The task:
Reproduce the listing below word for word, with no pictures.

Source records:
»»

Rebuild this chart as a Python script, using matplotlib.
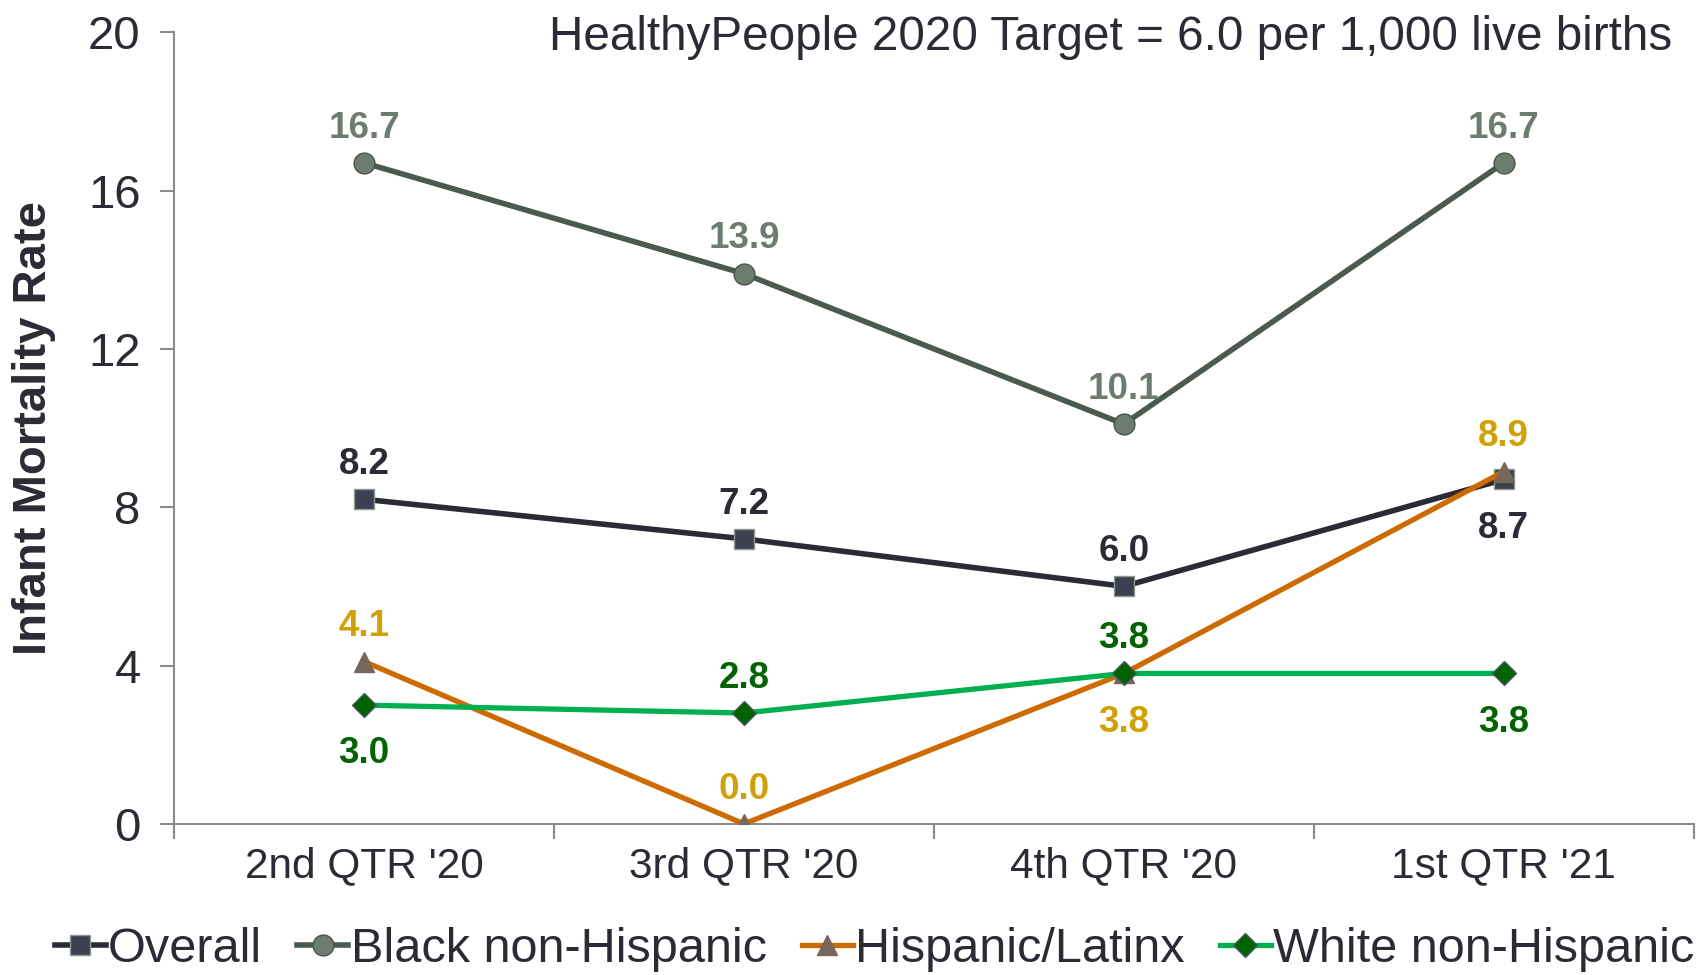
import matplotlib
matplotlib.use("Agg")
import matplotlib.pyplot as plt
from matplotlib.ticker import FixedLocator

categories = ["2nd QTR '20", "3rd QTR '20", "4th QTR '20", "1st QTR '21"]
overall = [8.2, 7.2, 6.0, 8.7]
black_nh = [16.7, 13.9, 10.1, 16.7]
hispanic = [4.1, 0.0, 3.8, 8.9]
white_nh = [3.0, 2.8, 3.8, 3.8]
y_ticks = [0, 4, 8, 12, 16, 20]
title_text = "HealthyPeople 2020 Target = 6.0 per 1,000 live births"

plt.rcParams['font.family'] = ['Liberation Sans', 'DejaVu Sans']

fig = plt.figure(figsize=(16.98, 9.75), dpi=100)
ax = fig.add_axes([0.1025, 0.155, 0.895, 0.812])
x = list(range(len(categories)))

series = [
    ("Overall", overall, dict(color="#2B2A35", marker="s", mfc="#3F3F52", mec="#8A9A8C", ms=14, lw=4.0),
     "#2B2A35", ["up", "up", "up", "down"]),
    ("Black non-Hispanic", black_nh, dict(color="#4B5A4F", marker="o", mfc="#6C7D6F", mec="#47554A", ms=15, lw=4.0),
     "#6C7D6F", ["up", "up", "up", "up"]),
    ("Hispanic/Latinx", hispanic, dict(color="#CF6A00", marker="^", mfc="#77665A", mec="#77665A", ms=15, lw=3.8),
     "#D4A000", ["up", "up", "down", "up"]),
    ("White non-Hispanic", white_nh, dict(color="#00B050", marker="D", mfc="#006400", mec="#4A5565", ms=12, lw=3.8),
     "#006400", ["down", "up", "up", "down"]),
]

handles = []
for name, vals, style, lab_col, pos in series:
    h, = ax.plot(x, vals, label=name, zorder=3, **style)
    handles.append(h)
    for xi, v, p in zip(x, vals, pos):
        off = 25 if p == "up" else -35
        ax.annotate(f"{v:.1f}", (xi, v), xytext=(0, off), textcoords="offset points",
                    ha="center", va="center", fontsize=26.5, fontweight="bold", color=lab_col, zorder=4)

ax.set_xlim(-0.5, 3.5)
ax.set_ylim(0, 20)
ax.set_yticks(y_ticks)
ax.set_xticks(x)
ax.set_xticklabels(categories)
ax.xaxis.set_minor_locator(FixedLocator([-0.5, 0.5, 1.5, 2.5, 3.5]))
ax.tick_params(axis="x", which="major", length=0, pad=16, labelsize=30.5, labelcolor="#2B2A35")
ax.tick_params(axis="x", which="minor", length=11, width=1.5, color="#8C8C8C", direction="out")
ax.tick_params(axis="y", which="major", length=10, width=1.5, color="#8C8C8C", pad=14,
               labelsize=34, labelcolor="#2B2A35")
for s in ["top", "right"]:
    ax.spines[s].set_visible(False)
for s in ["left", "bottom"]:
    ax.spines[s].set_color("#8C8C8C")
    ax.spines[s].set_linewidth(1.5)

ax.set_ylabel("Infant Mortality Rate", fontsize=34, fontweight="bold", color="#2B2A35")
ax.yaxis.set_label_coords(-0.078, 0.5)

fig.text(0.985, 0.985, title_text, ha="right", va="top", fontsize=34.3, color="#2B2A35")

leg = fig.legend(handles=handles, loc="center", bbox_to_anchor=(0.515, 0.026), ncol=4, frameon=False,
                 fontsize=35, handlelength=1.05, handletextpad=0.05, columnspacing=0.72,
                 borderaxespad=0)
for t in leg.get_texts():
    t.set_color("#2B2A35")

fig.savefig("out.png", dpi=100)
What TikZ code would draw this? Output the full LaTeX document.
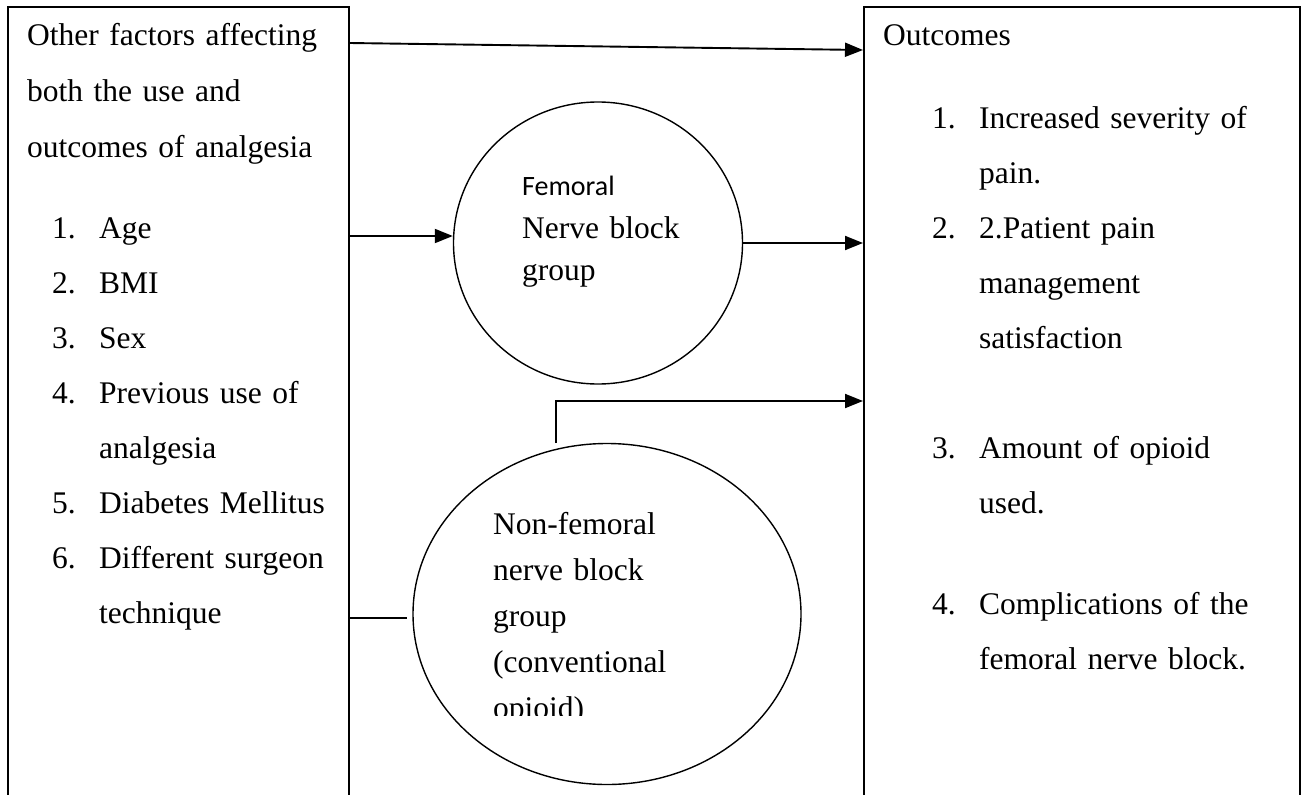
\documentclass[tikz,border=0pt]{standalone}
\usepackage{fontspec}
\setmainfont{Liberation Serif}
\newfontfamily\calibri{Carlito}
\usetikzlibrary{arrows.meta,shapes.geometric}
\newcommand{\numbox}[1]{\makebox[47pt][l]{#1}}
\newcommand{\numskip}{\hspace*{47pt}}

\begin{document}
\begin{tikzpicture}[x=1pt,y=-1pt,
	box/.style={draw,line width=1.6pt,anchor=north west,minimum height=900pt,inner sep=0pt},
	blob/.style={draw,ellipse,line width=1.4pt,inner sep=0pt},
	txt/.style={anchor=base west,inner sep=0pt,align=left,text width=330pt,font=\fontsize{31.5}{55}\selectfont},
	arr/.style={-{Triangle[length=18pt,width=14pt]},line width=1.9pt}]
					\useasboundingbox (0,0) rectangle (1304,795);
					\clip (0,0) rectangle (1304,795);
					%BOXES
					\node[box,minimum width=341pt] (factors) at (7,6) {};
					\node[box,minimum width=436pt] (outcomes) at (863,6) {};
					%GROUPS
					\node[blob,minimum width=289pt,minimum height=282pt] (femoral) at (598,243) {};
					\node[blob,minimum width=388pt,minimum height=341pt] (nonfem) at (607,614) {};
					%LEFT TEXT
					\node[txt,font=\fontsize{31.5}{56}\selectfont] (factorshead) at (27,45) {Other factors affecting\\both the use and\\outcomes of analgesia};
					\node[txt] (factorslist) at (52,238) {\numbox{1.}Age\\\numbox{2.}BMI\\\numbox{3.}Sex\\\numbox{4.}Previous use of\\\numskip analgesia\\\numbox{5.}Diabetes Mellitus\\\numbox{6.}Different surgeon\\\numskip technique};
					%RIGHT TEXT
					\node[txt] (outcomeshead) at (883,45) {Outcomes};
					\node[txt] (outcome1) at (932,128) {\numbox{1.}Increased severity of\\\numskip pain.\\\numbox{2.}2.Patient pain\\\numskip management\\\numskip satisfaction};
					\node[txt] (outcome3) at (932,458) {\numbox{3.}Amount of opioid\\\numskip used.};
					\node[txt] (outcome4) at (932,614) {\numbox{4.}Complications of the\\\numskip femoral nerve block.};
					%GROUP TEXT
					\node[txt,font=\calibri\fontsize{28}{42}\selectfont] (femoralname) at (522,195) {Femoral};
					\node[txt,font=\fontsize{31.5}{42}\selectfont] (femoraltext) at (522,238) {Nerve block\\group};
					\begin{scope}
					\clip (400,440) rectangle (900,715);
					\node[txt,font=\fontsize{31.5}{46}\selectfont] (nonfemtext) at (493,534) {Non-femoral\\nerve block\\group\\(conventional\\opioid)};
					\end{scope}
					%ARROWS
					\coordinate (topline) at (0,43);
					\coordinate (topend) at (0,50);
					\coordinate (femline) at (0,236);
					\coordinate (nfline) at (0,401);
					\coordinate (sideline) at (0,618);
					\coordinate (nfstub) at (556,443);
					\coordinate (sideend) at (407,618);
					\draw[arr] (factors.east |- topline) -- (outcomes.west |- topend);
					\draw[arr] (factors.east |- femline) -- (femoral.west |- femline);
					\draw[arr] (femoral.east) -- (outcomes.west |- femoral.east);
					\draw[arr] (nfstub) |- (outcomes.west |- nfline);
					\draw[line width=1.6pt] (factors.east |- sideline) -- (sideend);
	  \end{tikzpicture}
\end{document}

««

Response for this exercise:
Rebuild this chart as a Python script, using matplotlib.
import matplotlib
matplotlib.use("Agg")
import matplotlib.pyplot as plt
from matplotlib.ticker import FixedLocator

categories = ["2nd QTR '20", "3rd QTR '20", "4th QTR '20", "1st QTR '21"]
overall = [8.2, 7.2, 6.0, 8.7]
black_nh = [16.7, 13.9, 10.1, 16.7]
hispanic = [4.1, 0.0, 3.8, 8.9]
white_nh = [3.0, 2.8, 3.8, 3.8]
y_ticks = [0, 4, 8, 12, 16, 20]
title_text = "HealthyPeople 2020 Target = 6.0 per 1,000 live births"

plt.rcParams['font.family'] = ['Liberation Sans', 'DejaVu Sans']

fig = plt.figure(figsize=(16.98, 9.75), dpi=100)
ax = fig.add_axes([0.1025, 0.155, 0.895, 0.812])
x = list(range(len(categories)))

series = [
    ("Overall", overall, dict(color="#2B2A35", marker="s", mfc="#3F3F52", mec="#8A9A8C", ms=14, lw=4.0),
     "#2B2A35", ["up", "up", "up", "down"]),
    ("Black non-Hispanic", black_nh, dict(color="#4B5A4F", marker="o", mfc="#6C7D6F", mec="#47554A", ms=15, lw=4.0),
     "#6C7D6F", ["up", "up", "up", "up"]),
    ("Hispanic/Latinx", hispanic, dict(color="#CF6A00", marker="^", mfc="#77665A", mec="#77665A", ms=15, lw=3.8),
     "#D4A000", ["up", "up", "down", "up"]),
    ("White non-Hispanic", white_nh, dict(color="#00B050", marker="D", mfc="#006400", mec="#4A5565", ms=12, lw=3.8),
     "#006400", ["down", "up", "up", "down"]),
]

handles = []
for name, vals, style, lab_col, pos in series:
    h, = ax.plot(x, vals, label=name, zorder=3, **style)
    handles.append(h)
    for xi, v, p in zip(x, vals, pos):
        off = 25 if p == "up" else -35
        ax.annotate(f"{v:.1f}", (xi, v), xytext=(0, off), textcoords="offset points",
                    ha="center", va="center", fontsize=26.5, fontweight="bold", color=lab_col, zorder=4)

ax.set_xlim(-0.5, 3.5)
ax.set_ylim(0, 20)
ax.set_yticks(y_ticks)
ax.set_xticks(x)
ax.set_xticklabels(categories)
ax.xaxis.set_minor_locator(FixedLocator([-0.5, 0.5, 1.5, 2.5, 3.5]))
ax.tick_params(axis="x", which="major", length=0, pad=16, labelsize=30.5, labelcolor="#2B2A35")
ax.tick_params(axis="x", which="minor", length=11, width=1.5, color="#8C8C8C", direction="out")
ax.tick_params(axis="y", which="major", length=10, width=1.5, color="#8C8C8C", pad=14,
               labelsize=34, labelcolor="#2B2A35")
for s in ["top", "right"]:
    ax.spines[s].set_visible(False)
for s in ["left", "bottom"]:
    ax.spines[s].set_color("#8C8C8C")
    ax.spines[s].set_linewidth(1.5)

ax.set_ylabel("Infant Mortality Rate", fontsize=34, fontweight="bold", color="#2B2A35")
ax.yaxis.set_label_coords(-0.078, 0.5)

fig.text(0.985, 0.985, title_text, ha="right", va="top", fontsize=34.3, color="#2B2A35")

leg = fig.legend(handles=handles, loc="center", bbox_to_anchor=(0.515, 0.026), ncol=4, frameon=False,
                 fontsize=35, handlelength=1.05, handletextpad=0.05, columnspacing=0.72,
                 borderaxespad=0)
for t in leg.get_texts():
    t.set_color("#2B2A35")

fig.savefig("out.png", dpi=100)
What TikZ code would draw this? Output the full LaTeX document.
\documentclass[tikz,border=0pt]{standalone}
\usepackage{fontspec}
\setmainfont{Liberation Serif}
\newfontfamily\calibri{Carlito}
\usetikzlibrary{arrows.meta,shapes.geometric}
\newcommand{\numbox}[1]{\makebox[47pt][l]{#1}}
\newcommand{\numskip}{\hspace*{47pt}}

\begin{document}
\begin{tikzpicture}[x=1pt,y=-1pt,
	box/.style={draw,line width=1.6pt,anchor=north west,minimum height=900pt,inner sep=0pt},
	blob/.style={draw,ellipse,line width=1.4pt,inner sep=0pt},
	txt/.style={anchor=base west,inner sep=0pt,align=left,text width=330pt,font=\fontsize{31.5}{55}\selectfont},
	arr/.style={-{Triangle[length=18pt,width=14pt]},line width=1.9pt}]
					\useasboundingbox (0,0) rectangle (1304,795);
					\clip (0,0) rectangle (1304,795);
					%BOXES
					\node[box,minimum width=341pt] (factors) at (7,6) {};
					\node[box,minimum width=436pt] (outcomes) at (863,6) {};
					%GROUPS
					\node[blob,minimum width=289pt,minimum height=282pt] (femoral) at (598,243) {};
					\node[blob,minimum width=388pt,minimum height=341pt] (nonfem) at (607,614) {};
					%LEFT TEXT
					\node[txt,font=\fontsize{31.5}{56}\selectfont] (factorshead) at (27,45) {Other factors affecting\\both the use and\\outcomes of analgesia};
					\node[txt] (factorslist) at (52,238) {\numbox{1.}Age\\\numbox{2.}BMI\\\numbox{3.}Sex\\\numbox{4.}Previous use of\\\numskip analgesia\\\numbox{5.}Diabetes Mellitus\\\numbox{6.}Different surgeon\\\numskip technique};
					%RIGHT TEXT
					\node[txt] (outcomeshead) at (883,45) {Outcomes};
					\node[txt] (outcome1) at (932,128) {\numbox{1.}Increased severity of\\\numskip pain.\\\numbox{2.}2.Patient pain\\\numskip management\\\numskip satisfaction};
					\node[txt] (outcome3) at (932,458) {\numbox{3.}Amount of opioid\\\numskip used.};
					\node[txt] (outcome4) at (932,614) {\numbox{4.}Complications of the\\\numskip femoral nerve block.};
					%GROUP TEXT
					\node[txt,font=\calibri\fontsize{28}{42}\selectfont] (femoralname) at (522,195) {Femoral};
					\node[txt,font=\fontsize{31.5}{42}\selectfont] (femoraltext) at (522,238) {Nerve block\\group};
					\begin{scope}
					\clip (400,440) rectangle (900,715);
					\node[txt,font=\fontsize{31.5}{46}\selectfont] (nonfemtext) at (493,534) {Non-femoral\\nerve block\\group\\(conventional\\opioid)};
					\end{scope}
					%ARROWS
					\coordinate (topline) at (0,43);
					\coordinate (topend) at (0,50);
					\coordinate (femline) at (0,236);
					\coordinate (nfline) at (0,401);
					\coordinate (sideline) at (0,618);
					\coordinate (nfstub) at (556,443);
					\coordinate (sideend) at (407,618);
					\draw[arr] (factors.east |- topline) -- (outcomes.west |- topend);
					\draw[arr] (factors.east |- femline) -- (femoral.west |- femline);
					\draw[arr] (femoral.east) -- (outcomes.west |- femoral.east);
					\draw[arr] (nfstub) |- (outcomes.west |- nfline);
					\draw[line width=1.6pt] (factors.east |- sideline) -- (sideend);
	  \end{tikzpicture}
\end{document}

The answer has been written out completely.